“La materia, lo strumento
mi impongono la tecnica, un mezzo
per dar vita a una cosa
Joan Mirò”
Mi piace andare per mostre, in compagnia preferibilmente, ma anche da sola.
In una calda giornata di Maggio post-lungo-weekend-di-festa, mi aggiro per le sale di Palazzo Zabarella a Padova, dove è in mostra Joan Mirò. Materialità e Metamorfosi. Mi aspetto tanto colore e poche forme classiche.
Mi investono invece tanti materiali diversi, tra di loro sovrapposti, intrecciati, incollati, bruciati. Sorprendente!
Sala dopo sala, mi accompagna il silenzio: rispettoso quello dei pochi visitatori, vigile e cortese quello dei custodi sull’attenti.
Guardo, leggo e mi lascio sorprendere e ammaliare dal mondo delle ossessioni di Mirò:
“Le icone più citate nelle sue opere sono astri, soli, lune, esseri umani dai grandi occhi sbarrati, figure che ricordano animali, fra cui gatti e uccelli, elementi di origine sessuale, un alfabetario apparentemente indecifrabile. Nel suo lavoro scompare completamente la simmetria, sia nella pittura che nella scultura; nel ginepraio di simboli appare una ricerca del vuoto.” Treccani
Mi ha colpito un dipinto su tutti Il canto degli uccelli in Autunno, per il movimento che le piccole ali-uccelli neri imprimono al disegno, per l’abbinamento tra i due colori che mi riportano al rapporto cielo-terra, per l’effetto globale di armonia.

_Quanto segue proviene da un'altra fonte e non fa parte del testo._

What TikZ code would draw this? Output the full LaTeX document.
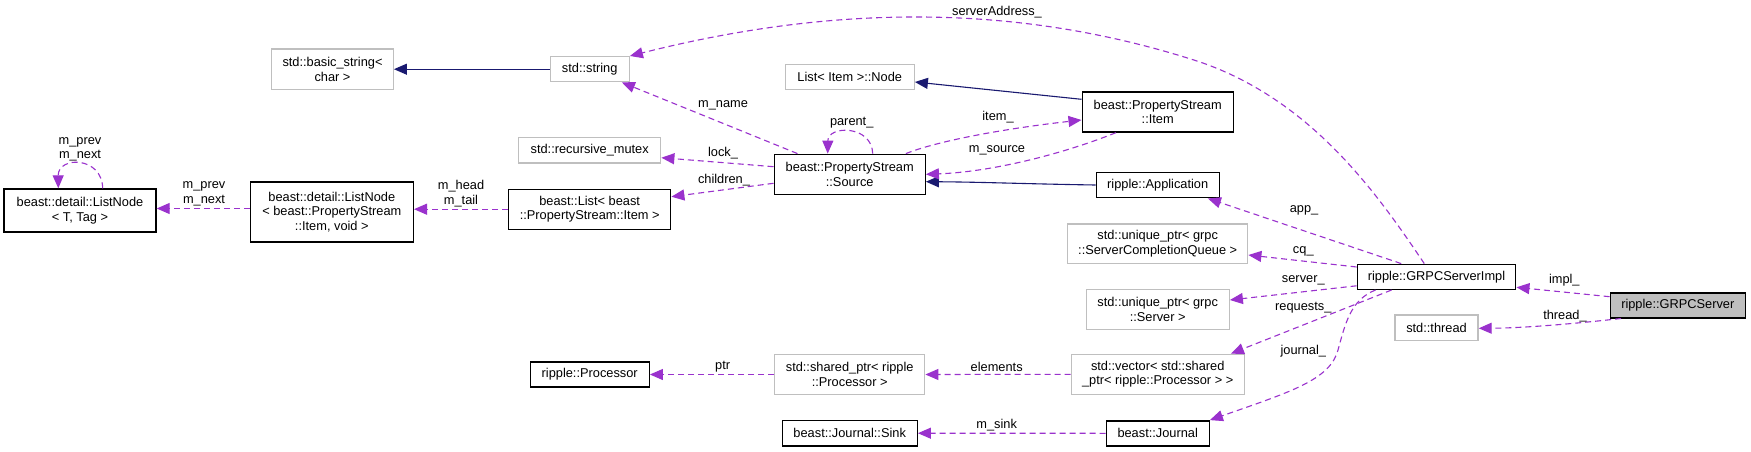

Metamorfosi 1936 e Senza Titolo 1950 mi hanno proiettato nel mondo della creatività infantile e innocente. Mi hanno divertito le Sobreteixim-Sack 1973. Mi ha fatto sognare Personaggio e stelle nella notte 1965

Verso l’uscita
Nella saletta video, incontro Mirò che gioca con il fuoco, le vernici, le impronte delle scarpe del suo collaboratore sulla tela. Insomma incontro Joan a contatto con la sua ispirazione.
E concludo questa giornata calda di Maggio con un grande sorriso di soddisfazione.